Effect of the presence of NaCl vapour on indirect sulphation of limestone

The effects of the presence of NaCl vapour on limestone SO2 capture behaviour were examined. When NaCl was present in the sulphation atmosphere, the effects of the presence of H2O, reaction temperatures, particle sizes and NaCl concentrations on limestone SO2 capturing were studied in a tailor-made three-section control horizontal furnace. The presence of NaCl in the sulphation atmosphere clearly improves the limestone SO2 capturing capacities. H2O has a strong impact on the effect of NaCl vapour on limestone sulphation. In the absence of H2O, the enhanced effect of NaCl vapour on limestone sulphation is reinforced further. The presence of NaCl vapour changes the effects of reaction temperatures on limestone SO2 capturing capacities.
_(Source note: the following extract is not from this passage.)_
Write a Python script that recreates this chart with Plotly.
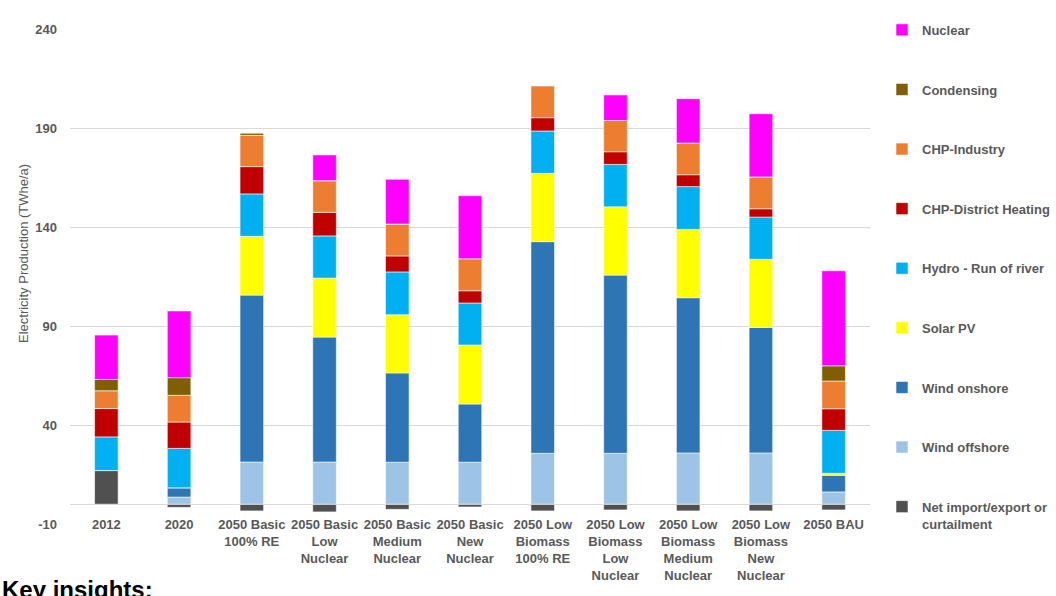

The optimum sulphation temperature for limestone in the presence of 1058 ppm NaCl is 1000 °C rather than the optimum temperature of 850 °C in the absence of NaCl. A higher limestone SO2 capturing capacity is achieved with a smaller particle size in the presence of NaCl. The presence of NaCl vapour reduces differences in limestone SO2 capturing capacities with different particle sizes. At 850 and 1000 °C, the SO2 capturing capacity of limestone increases and later decreases with the Na/S mole ratio increasing. While, the SO2 capturing capacity of limestone increases monotonically with the Na/S mole ratio increasing at 1200 °C. The Na+ of NaCl vapour doped into the product layer during sulphation, which enhances the SO2 capturing capacity of limestone. The reaction between NaCl vapour and SO2 reduces SO2 concentrations, negatively affecting limestone sulphation, while the generated HCl promotes limestone SO2 capturing through changes in the surface morphology of the product layer. The effect of NaCl vapour on limestone sulphation is thus dependent on the extent of reactions between NaCl vapour and SO2.